## WHAT TO DO
Transcribe the whole listing without a single picture.

##############################

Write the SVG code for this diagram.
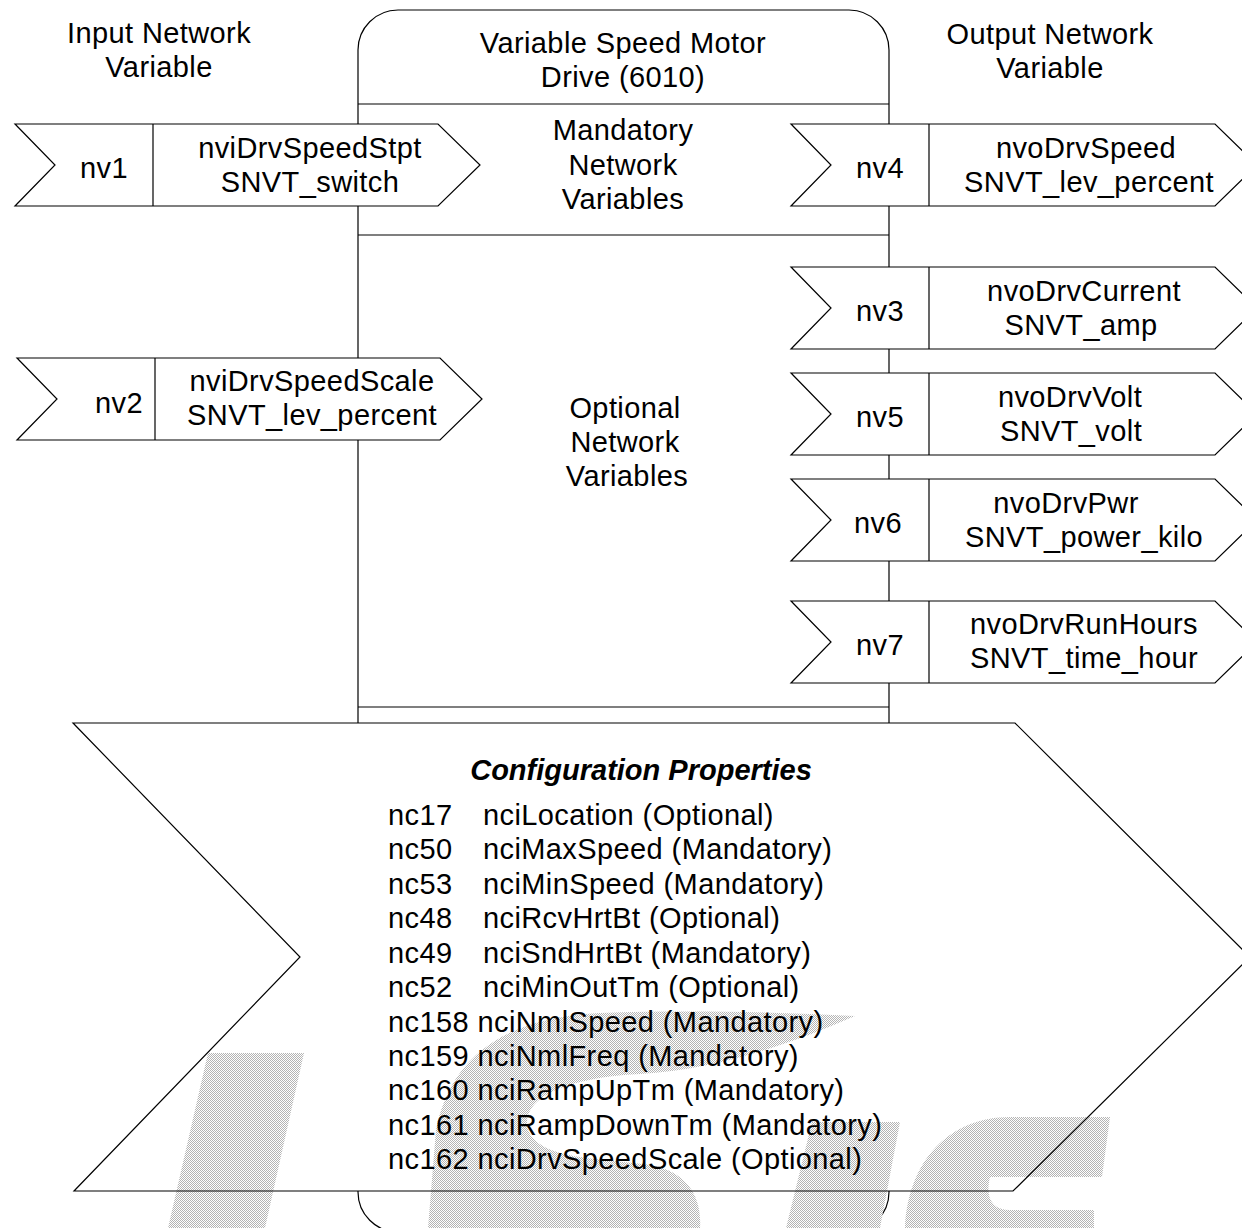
<svg xmlns="http://www.w3.org/2000/svg" width="1242" height="1228" viewBox="0 0 1242 1228">
<style>
  .ln{stroke:#000;stroke-width:1.2;fill:none}
  .sh{stroke:#000;stroke-width:1.2;fill:#fff}
  text{font-family:"Liberation Sans",Arial,sans-serif;font-size:29px;letter-spacing:0.4px;fill:#000}
  .c{text-anchor:middle}
  .b{font-weight:bold;font-style:italic;letter-spacing:0}
  .wm{fill:url(#dither)}
</style>
<defs>
  <pattern id="dither" width="2" height="2" patternUnits="userSpaceOnUse">
    <rect width="2" height="2" fill="#fff"/>
    <rect width="1" height="1" fill="#b4b4b4"/>
    <rect x="1" y="1" width="1" height="1" fill="#b4b4b4"/>
  </pattern>
</defs>
<rect width="1242" height="1228" fill="#fff"/>

<g id="headers">
  <text class="c" x="159" y="43">Input Network</text>
  <text class="c" x="159" y="77">Variable</text>
  <text class="c" x="1050" y="44">Output Network</text>
  <text class="c" x="1050" y="78">Variable</text>
</g>

<g id="drive">
  <rect class="sh" x="358" y="10" width="531" height="1222" rx="40" ry="40"/>
  <line class="ln" x1="358" y1="104" x2="889" y2="104"/>
  <line class="ln" x1="358" y1="235" x2="889" y2="235"/>
  <line class="ln" x1="358" y1="707" x2="889" y2="707"/>
  <text class="c" x="623" y="53">Variable Speed Motor</text>
  <text class="c" x="623" y="87">Drive (6010)</text>
  <text class="c" x="623" y="140">Mandatory</text>
  <text class="c" x="623" y="175">Network</text>
  <text class="c" x="623" y="209">Variables</text>
  <text class="c" x="625" y="418">Optional</text>
  <text class="c" x="625" y="452">Network</text>
  <text class="c" x="627" y="486">Variables</text>
</g>

<g id="nv1">
  <polygon class="sh" points="15,124 438,124 480,165 438,206 15,206 55,165"/>
  <line class="ln" x1="153" y1="124" x2="153" y2="206"/>
  <text class="c" x="104" y="178">nv1</text>
  <text class="c" x="310" y="158">nviDrvSpeedStpt</text>
  <text class="c" x="310" y="192">SNVT_switch</text>
</g>
<g id="nv2">
  <polygon class="sh" points="17,358 440,358 482,399 440,440 17,440 57,399"/>
  <line class="ln" x1="155" y1="358" x2="155" y2="440"/>
  <text class="c" x="119" y="413">nv2</text>
  <text class="c" x="312" y="391">nviDrvSpeedScale</text>
  <text class="c" x="312" y="425">SNVT_lev_percent</text>
</g>

<g id="nv4">
  <polygon class="sh" points="791,124 1215,124 1257,165 1215,206 791,206 831,165"/>
  <line class="ln" x1="929" y1="124" x2="929" y2="206"/>
  <text class="c" x="880" y="178">nv4</text>
  <text class="c" x="1086" y="158">nvoDrvSpeed</text>
  <text class="c" x="1089" y="192">SNVT_lev_percent</text>
</g>
<g id="nv3">
  <polygon class="sh" points="791,267 1215,267 1257,308 1215,349 791,349 831,308"/>
  <line class="ln" x1="929" y1="267" x2="929" y2="349"/>
  <text class="c" x="880" y="321">nv3</text>
  <text class="c" x="1084" y="301">nvoDrvCurrent</text>
  <text class="c" x="1081" y="335">SNVT_amp</text>
</g>
<g id="nv5">
  <polygon class="sh" points="791,373 1215,373 1257,414 1215,455 791,455 831,414"/>
  <line class="ln" x1="929" y1="373" x2="929" y2="455"/>
  <text class="c" x="880" y="427">nv5</text>
  <text class="c" x="1070" y="407">nvoDrvVolt</text>
  <text class="c" x="1071" y="441">SNVT_volt</text>
</g>
<g id="nv6">
  <polygon class="sh" points="791,479 1215,479 1257,520 1215,561 791,561 831,520"/>
  <line class="ln" x1="929" y1="479" x2="929" y2="561"/>
  <text class="c" x="878" y="533">nv6</text>
  <text class="c" x="1066" y="513">nvoDrvPwr</text>
  <text class="c" x="1084" y="547">SNVT_power_kilo</text>
</g>
<g id="nv7">
  <polygon class="sh" points="791,601 1215,601 1257,642 1215,683 791,683 831,642"/>
  <line class="ln" x1="929" y1="601" x2="929" y2="683"/>
  <text class="c" x="880" y="655">nv7</text>
  <text class="c" x="1084" y="634">nvoDrvRunHours</text>
  <text class="c" x="1084" y="668">SNVT_time_hour</text>
</g>

<g id="config">
  <polygon fill="#fff" stroke="none" points="73,723 1015,723 1250,957 1013,1191 74,1191 300,957"/>
  <g id="watermark">
    <polygon class="wm" points="208,1053 304,1053 265,1228 168,1228"/>
    <path class="wm" d="M855,1016 C780,1012 690,1010 600,1013 C500,1018 450,1060 436,1130 L428,1228 L700,1228 C702,1200 690,1172 650,1165 C600,1158 540,1160 528,1130 C520,1100 560,1078 640,1074 C720,1070 800,1040 855,1016 Z"/>
    <polygon class="wm" points="812,1122 900,1122 880,1228 786,1228"/>
    <path class="wm" d="M1110,1117 L1010,1117 C950,1117 908,1160 905,1228 L1094,1228 L1094,1210 L1010,1210 C992,1210 985,1198 990,1177 L1102,1177 Z"/>
  </g>
  <polygon fill="none" stroke="#000" stroke-width="1.2" points="73,723 1015,723 1250,957 1013,1191 74,1191 300,957"/>
  <text class="c b" x="641" y="780">Configuration Properties</text>
  <text x="388" y="825">nc17<tspan x="483">nciLocation (Optional)</tspan></text>
  <text x="388" y="859">nc50<tspan x="483">nciMaxSpeed (Mandatory)</tspan></text>
  <text x="388" y="894">nc53<tspan x="483">nciMinSpeed (Mandatory)</tspan></text>
  <text x="388" y="928">nc48<tspan x="483">nciRcvHrtBt (Optional)</tspan></text>
  <text x="388" y="963">nc49<tspan x="483">nciSndHrtBt (Mandatory)</tspan></text>
  <text x="388" y="997">nc52<tspan x="483">nciMinOutTm (Optional)</tspan></text>
  <text x="388" y="1032">nc158 nciNmlSpeed (Mandatory)</text>
  <text x="388" y="1066">nc159 nciNmlFreq (Mandatory)</text>
  <text x="388" y="1100">nc160 nciRampUpTm (Mandatory)</text>
  <text x="388" y="1135">nc161 nciRampDownTm (Mandatory)</text>
  <text x="388" y="1169">nc162 nciDrvSpeedScale (Optional)</text>
</g>
</svg>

##############################

## COMPLETE OUTPUT
Write the SVG code for this diagram.
<svg xmlns="http://www.w3.org/2000/svg" width="1242" height="1228" viewBox="0 0 1242 1228">
<style>
  .ln{stroke:#000;stroke-width:1.2;fill:none}
  .sh{stroke:#000;stroke-width:1.2;fill:#fff}
  text{font-family:"Liberation Sans",Arial,sans-serif;font-size:29px;letter-spacing:0.4px;fill:#000}
  .c{text-anchor:middle}
  .b{font-weight:bold;font-style:italic;letter-spacing:0}
  .wm{fill:url(#dither)}
</style>
<defs>
  <pattern id="dither" width="2" height="2" patternUnits="userSpaceOnUse">
    <rect width="2" height="2" fill="#fff"/>
    <rect width="1" height="1" fill="#b4b4b4"/>
    <rect x="1" y="1" width="1" height="1" fill="#b4b4b4"/>
  </pattern>
</defs>
<rect width="1242" height="1228" fill="#fff"/>

<g id="headers">
  <text class="c" x="159" y="43">Input Network</text>
  <text class="c" x="159" y="77">Variable</text>
  <text class="c" x="1050" y="44">Output Network</text>
  <text class="c" x="1050" y="78">Variable</text>
</g>

<g id="drive">
  <rect class="sh" x="358" y="10" width="531" height="1222" rx="40" ry="40"/>
  <line class="ln" x1="358" y1="104" x2="889" y2="104"/>
  <line class="ln" x1="358" y1="235" x2="889" y2="235"/>
  <line class="ln" x1="358" y1="707" x2="889" y2="707"/>
  <text class="c" x="623" y="53">Variable Speed Motor</text>
  <text class="c" x="623" y="87">Drive (6010)</text>
  <text class="c" x="623" y="140">Mandatory</text>
  <text class="c" x="623" y="175">Network</text>
  <text class="c" x="623" y="209">Variables</text>
  <text class="c" x="625" y="418">Optional</text>
  <text class="c" x="625" y="452">Network</text>
  <text class="c" x="627" y="486">Variables</text>
</g>

<g id="nv1">
  <polygon class="sh" points="15,124 438,124 480,165 438,206 15,206 55,165"/>
  <line class="ln" x1="153" y1="124" x2="153" y2="206"/>
  <text class="c" x="104" y="178">nv1</text>
  <text class="c" x="310" y="158">nviDrvSpeedStpt</text>
  <text class="c" x="310" y="192">SNVT_switch</text>
</g>
<g id="nv2">
  <polygon class="sh" points="17,358 440,358 482,399 440,440 17,440 57,399"/>
  <line class="ln" x1="155" y1="358" x2="155" y2="440"/>
  <text class="c" x="119" y="413">nv2</text>
  <text class="c" x="312" y="391">nviDrvSpeedScale</text>
  <text class="c" x="312" y="425">SNVT_lev_percent</text>
</g>

<g id="nv4">
  <polygon class="sh" points="791,124 1215,124 1257,165 1215,206 791,206 831,165"/>
  <line class="ln" x1="929" y1="124" x2="929" y2="206"/>
  <text class="c" x="880" y="178">nv4</text>
  <text class="c" x="1086" y="158">nvoDrvSpeed</text>
  <text class="c" x="1089" y="192">SNVT_lev_percent</text>
</g>
<g id="nv3">
  <polygon class="sh" points="791,267 1215,267 1257,308 1215,349 791,349 831,308"/>
  <line class="ln" x1="929" y1="267" x2="929" y2="349"/>
  <text class="c" x="880" y="321">nv3</text>
  <text class="c" x="1084" y="301">nvoDrvCurrent</text>
  <text class="c" x="1081" y="335">SNVT_amp</text>
</g>
<g id="nv5">
  <polygon class="sh" points="791,373 1215,373 1257,414 1215,455 791,455 831,414"/>
  <line class="ln" x1="929" y1="373" x2="929" y2="455"/>
  <text class="c" x="880" y="427">nv5</text>
  <text class="c" x="1070" y="407">nvoDrvVolt</text>
  <text class="c" x="1071" y="441">SNVT_volt</text>
</g>
<g id="nv6">
  <polygon class="sh" points="791,479 1215,479 1257,520 1215,561 791,561 831,520"/>
  <line class="ln" x1="929" y1="479" x2="929" y2="561"/>
  <text class="c" x="878" y="533">nv6</text>
  <text class="c" x="1066" y="513">nvoDrvPwr</text>
  <text class="c" x="1084" y="547">SNVT_power_kilo</text>
</g>
<g id="nv7">
  <polygon class="sh" points="791,601 1215,601 1257,642 1215,683 791,683 831,642"/>
  <line class="ln" x1="929" y1="601" x2="929" y2="683"/>
  <text class="c" x="880" y="655">nv7</text>
  <text class="c" x="1084" y="634">nvoDrvRunHours</text>
  <text class="c" x="1084" y="668">SNVT_time_hour</text>
</g>

<g id="config">
  <polygon fill="#fff" stroke="none" points="73,723 1015,723 1250,957 1013,1191 74,1191 300,957"/>
  <g id="watermark">
    <polygon class="wm" points="208,1053 304,1053 265,1228 168,1228"/>
    <path class="wm" d="M855,1016 C780,1012 690,1010 600,1013 C500,1018 450,1060 436,1130 L428,1228 L700,1228 C702,1200 690,1172 650,1165 C600,1158 540,1160 528,1130 C520,1100 560,1078 640,1074 C720,1070 800,1040 855,1016 Z"/>
    <polygon class="wm" points="812,1122 900,1122 880,1228 786,1228"/>
    <path class="wm" d="M1110,1117 L1010,1117 C950,1117 908,1160 905,1228 L1094,1228 L1094,1210 L1010,1210 C992,1210 985,1198 990,1177 L1102,1177 Z"/>
  </g>
  <polygon fill="none" stroke="#000" stroke-width="1.2" points="73,723 1015,723 1250,957 1013,1191 74,1191 300,957"/>
  <text class="c b" x="641" y="780">Configuration Properties</text>
  <text x="388" y="825">nc17<tspan x="483">nciLocation (Optional)</tspan></text>
  <text x="388" y="859">nc50<tspan x="483">nciMaxSpeed (Mandatory)</tspan></text>
  <text x="388" y="894">nc53<tspan x="483">nciMinSpeed (Mandatory)</tspan></text>
  <text x="388" y="928">nc48<tspan x="483">nciRcvHrtBt (Optional)</tspan></text>
  <text x="388" y="963">nc49<tspan x="483">nciSndHrtBt (Mandatory)</tspan></text>
  <text x="388" y="997">nc52<tspan x="483">nciMinOutTm (Optional)</tspan></text>
  <text x="388" y="1032">nc158 nciNmlSpeed (Mandatory)</text>
  <text x="388" y="1066">nc159 nciNmlFreq (Mandatory)</text>
  <text x="388" y="1100">nc160 nciRampUpTm (Mandatory)</text>
  <text x="388" y="1135">nc161 nciRampDownTm (Mandatory)</text>
  <text x="388" y="1169">nc162 nciDrvSpeedScale (Optional)</text>
</g>
</svg>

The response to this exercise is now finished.